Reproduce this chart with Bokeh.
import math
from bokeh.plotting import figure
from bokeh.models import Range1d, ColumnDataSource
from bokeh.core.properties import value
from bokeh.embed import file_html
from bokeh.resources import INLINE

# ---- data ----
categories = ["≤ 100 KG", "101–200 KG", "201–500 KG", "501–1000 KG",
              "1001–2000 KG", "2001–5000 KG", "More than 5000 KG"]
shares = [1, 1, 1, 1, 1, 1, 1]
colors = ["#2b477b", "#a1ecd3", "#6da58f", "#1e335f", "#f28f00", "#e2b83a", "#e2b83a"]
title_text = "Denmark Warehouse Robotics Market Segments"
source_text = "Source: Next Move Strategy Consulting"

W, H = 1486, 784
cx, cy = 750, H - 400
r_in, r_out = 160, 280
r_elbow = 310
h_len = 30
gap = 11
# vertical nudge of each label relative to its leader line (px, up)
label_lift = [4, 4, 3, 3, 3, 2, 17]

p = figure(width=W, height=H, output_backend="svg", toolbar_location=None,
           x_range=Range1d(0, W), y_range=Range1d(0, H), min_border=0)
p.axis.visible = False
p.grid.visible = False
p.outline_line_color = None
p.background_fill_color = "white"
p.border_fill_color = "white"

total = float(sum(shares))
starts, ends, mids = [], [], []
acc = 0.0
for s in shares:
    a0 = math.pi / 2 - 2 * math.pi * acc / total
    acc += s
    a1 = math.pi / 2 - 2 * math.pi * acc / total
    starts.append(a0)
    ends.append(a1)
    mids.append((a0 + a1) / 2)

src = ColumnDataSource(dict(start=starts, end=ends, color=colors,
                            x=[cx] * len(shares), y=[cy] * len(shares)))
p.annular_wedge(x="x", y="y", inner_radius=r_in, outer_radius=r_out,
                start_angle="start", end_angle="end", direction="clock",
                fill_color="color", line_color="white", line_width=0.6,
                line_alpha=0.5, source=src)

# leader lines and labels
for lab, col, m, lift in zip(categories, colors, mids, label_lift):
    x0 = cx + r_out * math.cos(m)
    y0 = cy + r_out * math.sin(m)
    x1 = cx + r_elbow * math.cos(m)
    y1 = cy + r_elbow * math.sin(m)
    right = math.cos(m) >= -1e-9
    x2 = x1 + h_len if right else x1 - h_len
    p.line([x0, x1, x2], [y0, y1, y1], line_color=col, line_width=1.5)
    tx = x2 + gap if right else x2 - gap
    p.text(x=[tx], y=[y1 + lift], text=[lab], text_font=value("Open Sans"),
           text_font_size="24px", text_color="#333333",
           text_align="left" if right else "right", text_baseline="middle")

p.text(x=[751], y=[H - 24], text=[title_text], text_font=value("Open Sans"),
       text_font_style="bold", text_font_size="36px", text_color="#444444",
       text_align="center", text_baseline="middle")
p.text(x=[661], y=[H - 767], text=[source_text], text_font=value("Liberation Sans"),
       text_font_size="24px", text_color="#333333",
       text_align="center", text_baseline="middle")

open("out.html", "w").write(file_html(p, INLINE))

==

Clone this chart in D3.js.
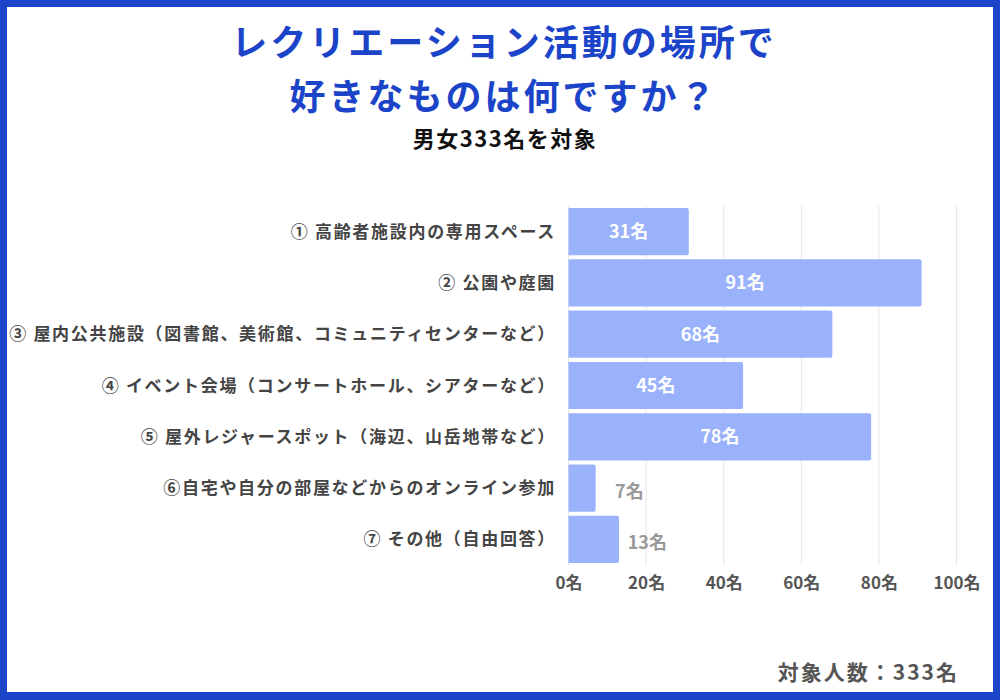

...

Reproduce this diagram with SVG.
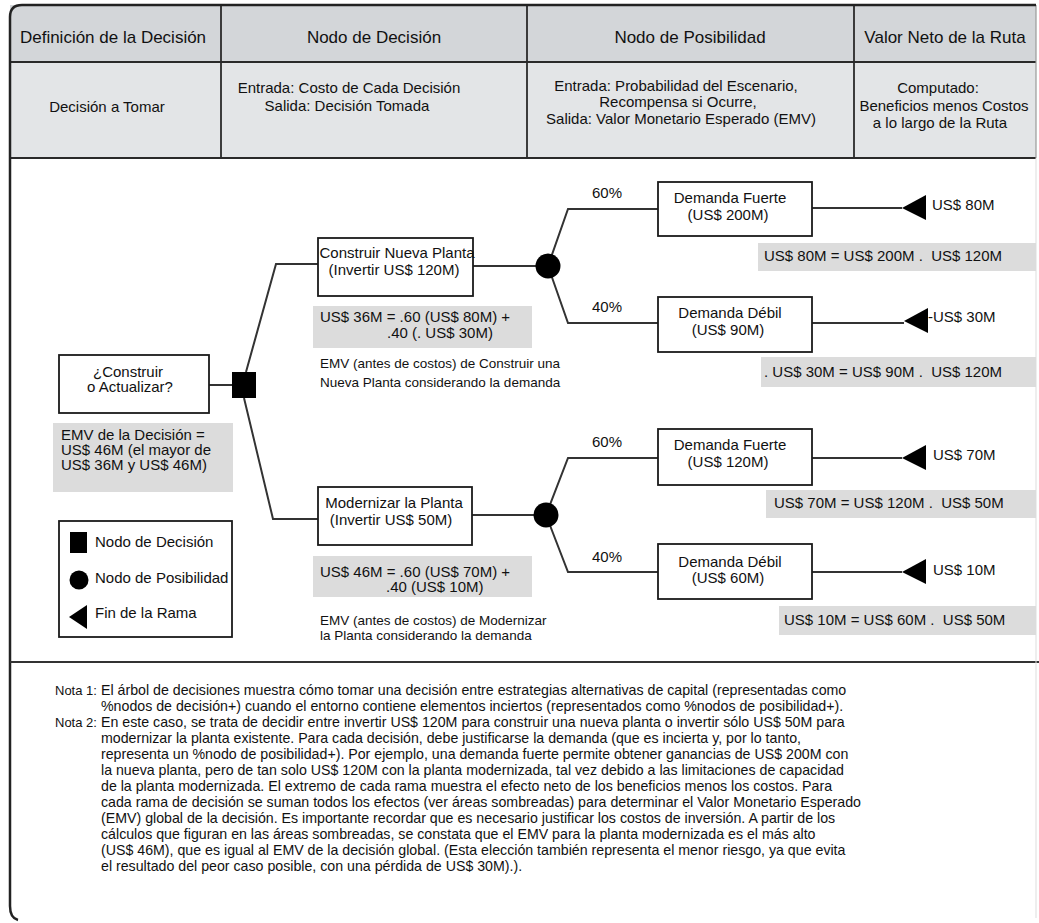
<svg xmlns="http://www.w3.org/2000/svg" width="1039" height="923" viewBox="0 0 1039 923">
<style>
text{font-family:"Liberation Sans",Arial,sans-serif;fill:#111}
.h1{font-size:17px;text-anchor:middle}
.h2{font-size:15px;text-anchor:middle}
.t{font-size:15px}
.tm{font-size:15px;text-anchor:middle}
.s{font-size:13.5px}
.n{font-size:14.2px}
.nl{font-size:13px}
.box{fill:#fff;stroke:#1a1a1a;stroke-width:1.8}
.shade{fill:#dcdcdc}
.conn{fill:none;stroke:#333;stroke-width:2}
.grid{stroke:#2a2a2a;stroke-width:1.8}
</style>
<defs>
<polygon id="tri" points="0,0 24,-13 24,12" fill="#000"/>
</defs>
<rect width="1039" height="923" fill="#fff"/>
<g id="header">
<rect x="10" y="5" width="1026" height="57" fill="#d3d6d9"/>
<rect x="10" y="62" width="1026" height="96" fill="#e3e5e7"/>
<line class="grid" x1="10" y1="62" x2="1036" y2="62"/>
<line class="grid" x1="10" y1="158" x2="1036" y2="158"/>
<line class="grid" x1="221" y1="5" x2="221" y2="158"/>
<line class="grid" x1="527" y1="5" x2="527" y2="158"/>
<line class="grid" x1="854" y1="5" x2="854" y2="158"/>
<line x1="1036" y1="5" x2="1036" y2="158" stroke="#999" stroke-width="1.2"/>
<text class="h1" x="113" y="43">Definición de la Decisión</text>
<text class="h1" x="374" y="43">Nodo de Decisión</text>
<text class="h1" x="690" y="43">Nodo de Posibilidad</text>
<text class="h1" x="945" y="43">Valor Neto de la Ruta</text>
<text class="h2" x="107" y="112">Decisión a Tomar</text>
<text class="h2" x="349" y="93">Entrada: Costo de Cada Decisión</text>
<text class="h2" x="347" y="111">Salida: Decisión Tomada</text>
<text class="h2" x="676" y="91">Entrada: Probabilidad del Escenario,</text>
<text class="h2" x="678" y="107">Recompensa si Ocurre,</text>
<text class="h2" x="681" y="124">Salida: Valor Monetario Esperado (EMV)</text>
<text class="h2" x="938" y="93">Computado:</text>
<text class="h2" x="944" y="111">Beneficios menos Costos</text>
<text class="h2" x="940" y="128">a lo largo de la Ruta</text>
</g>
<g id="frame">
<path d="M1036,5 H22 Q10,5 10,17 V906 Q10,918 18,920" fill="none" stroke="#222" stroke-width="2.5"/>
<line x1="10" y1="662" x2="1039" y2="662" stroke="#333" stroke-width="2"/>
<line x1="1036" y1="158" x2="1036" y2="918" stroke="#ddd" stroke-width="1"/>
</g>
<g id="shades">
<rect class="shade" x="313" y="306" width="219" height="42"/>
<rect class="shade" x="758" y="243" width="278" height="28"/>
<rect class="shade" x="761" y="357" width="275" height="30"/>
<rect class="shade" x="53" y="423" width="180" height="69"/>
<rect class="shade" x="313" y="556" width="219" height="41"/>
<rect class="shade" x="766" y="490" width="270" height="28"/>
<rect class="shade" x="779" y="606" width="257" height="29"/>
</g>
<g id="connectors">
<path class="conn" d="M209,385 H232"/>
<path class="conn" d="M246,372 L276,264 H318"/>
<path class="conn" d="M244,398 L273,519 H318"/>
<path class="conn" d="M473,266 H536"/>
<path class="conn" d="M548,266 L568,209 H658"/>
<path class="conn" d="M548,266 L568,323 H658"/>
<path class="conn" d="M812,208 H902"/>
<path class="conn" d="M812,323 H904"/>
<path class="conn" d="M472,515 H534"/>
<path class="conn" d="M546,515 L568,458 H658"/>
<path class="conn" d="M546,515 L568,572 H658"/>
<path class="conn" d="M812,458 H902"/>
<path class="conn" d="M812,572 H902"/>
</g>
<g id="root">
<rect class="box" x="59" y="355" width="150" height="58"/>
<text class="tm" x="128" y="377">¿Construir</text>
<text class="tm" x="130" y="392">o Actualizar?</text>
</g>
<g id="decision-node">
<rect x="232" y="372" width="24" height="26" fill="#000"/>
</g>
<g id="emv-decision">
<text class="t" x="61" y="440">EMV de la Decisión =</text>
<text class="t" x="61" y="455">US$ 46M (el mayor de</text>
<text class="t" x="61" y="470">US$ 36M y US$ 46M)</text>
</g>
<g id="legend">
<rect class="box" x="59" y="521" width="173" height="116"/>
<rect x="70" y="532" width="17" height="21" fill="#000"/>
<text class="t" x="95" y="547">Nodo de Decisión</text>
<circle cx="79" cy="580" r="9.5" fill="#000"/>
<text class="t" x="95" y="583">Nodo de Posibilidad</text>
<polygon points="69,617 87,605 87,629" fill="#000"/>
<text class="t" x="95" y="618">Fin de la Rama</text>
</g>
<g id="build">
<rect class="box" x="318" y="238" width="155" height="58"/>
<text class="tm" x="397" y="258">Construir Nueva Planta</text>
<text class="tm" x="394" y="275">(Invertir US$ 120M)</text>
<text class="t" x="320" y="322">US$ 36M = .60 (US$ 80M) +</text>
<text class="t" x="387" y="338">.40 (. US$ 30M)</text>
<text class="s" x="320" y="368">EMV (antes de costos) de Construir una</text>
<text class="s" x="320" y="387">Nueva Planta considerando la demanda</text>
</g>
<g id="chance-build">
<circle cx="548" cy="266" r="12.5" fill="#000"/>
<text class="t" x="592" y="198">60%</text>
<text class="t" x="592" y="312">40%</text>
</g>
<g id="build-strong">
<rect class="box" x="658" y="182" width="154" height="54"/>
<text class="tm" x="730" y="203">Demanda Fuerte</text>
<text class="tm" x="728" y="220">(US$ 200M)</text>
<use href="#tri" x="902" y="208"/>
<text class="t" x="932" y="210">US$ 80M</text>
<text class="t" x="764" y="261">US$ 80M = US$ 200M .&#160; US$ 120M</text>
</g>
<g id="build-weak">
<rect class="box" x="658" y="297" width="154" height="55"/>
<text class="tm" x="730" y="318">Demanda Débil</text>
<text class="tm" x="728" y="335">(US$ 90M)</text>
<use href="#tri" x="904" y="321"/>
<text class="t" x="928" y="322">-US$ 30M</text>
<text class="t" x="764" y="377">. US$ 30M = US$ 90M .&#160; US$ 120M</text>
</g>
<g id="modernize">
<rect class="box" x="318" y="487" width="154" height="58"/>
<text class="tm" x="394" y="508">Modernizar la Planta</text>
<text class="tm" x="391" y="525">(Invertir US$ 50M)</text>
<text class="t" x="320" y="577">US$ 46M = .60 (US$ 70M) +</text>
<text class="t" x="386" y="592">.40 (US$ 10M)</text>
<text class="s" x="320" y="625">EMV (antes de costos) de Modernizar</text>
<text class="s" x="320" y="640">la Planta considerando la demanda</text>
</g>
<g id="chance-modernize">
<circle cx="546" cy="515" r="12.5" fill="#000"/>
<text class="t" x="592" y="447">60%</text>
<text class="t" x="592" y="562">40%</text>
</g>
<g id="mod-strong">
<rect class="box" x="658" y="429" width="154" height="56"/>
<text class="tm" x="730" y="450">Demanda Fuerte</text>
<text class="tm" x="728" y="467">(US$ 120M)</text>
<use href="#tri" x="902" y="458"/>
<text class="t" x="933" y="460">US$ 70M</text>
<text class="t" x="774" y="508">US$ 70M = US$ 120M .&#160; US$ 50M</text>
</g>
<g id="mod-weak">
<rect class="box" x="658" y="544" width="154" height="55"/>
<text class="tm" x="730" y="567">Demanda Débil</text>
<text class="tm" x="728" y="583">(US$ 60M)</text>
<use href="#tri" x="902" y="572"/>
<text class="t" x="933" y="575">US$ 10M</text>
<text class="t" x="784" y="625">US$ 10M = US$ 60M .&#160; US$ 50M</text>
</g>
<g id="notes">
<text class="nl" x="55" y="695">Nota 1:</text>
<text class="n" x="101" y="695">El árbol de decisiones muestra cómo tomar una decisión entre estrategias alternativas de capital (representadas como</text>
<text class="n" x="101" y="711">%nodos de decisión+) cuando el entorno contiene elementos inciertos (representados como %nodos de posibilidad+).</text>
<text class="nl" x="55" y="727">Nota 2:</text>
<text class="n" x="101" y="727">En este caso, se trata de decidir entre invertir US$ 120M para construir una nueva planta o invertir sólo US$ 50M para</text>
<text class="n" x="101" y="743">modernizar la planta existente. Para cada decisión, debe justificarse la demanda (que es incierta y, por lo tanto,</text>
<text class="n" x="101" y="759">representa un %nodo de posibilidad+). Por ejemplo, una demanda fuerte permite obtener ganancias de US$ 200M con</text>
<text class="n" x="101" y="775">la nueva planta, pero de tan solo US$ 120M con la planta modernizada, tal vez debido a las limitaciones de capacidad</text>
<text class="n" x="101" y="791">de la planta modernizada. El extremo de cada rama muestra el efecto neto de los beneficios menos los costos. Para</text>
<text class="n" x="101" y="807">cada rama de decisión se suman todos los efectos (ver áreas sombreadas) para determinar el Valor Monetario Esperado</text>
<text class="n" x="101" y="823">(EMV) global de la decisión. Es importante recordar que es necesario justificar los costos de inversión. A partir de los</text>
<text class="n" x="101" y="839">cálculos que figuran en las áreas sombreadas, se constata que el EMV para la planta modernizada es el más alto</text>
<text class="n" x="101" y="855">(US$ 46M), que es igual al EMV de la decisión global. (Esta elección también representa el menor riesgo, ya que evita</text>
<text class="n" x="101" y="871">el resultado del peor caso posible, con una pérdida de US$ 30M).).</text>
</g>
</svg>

*What is being asked:* Pick out the lines that contain "chart" and copy them.

*Answer for the task:*
Reproduce this chart with Bokeh.
Clone this chart in D3.js.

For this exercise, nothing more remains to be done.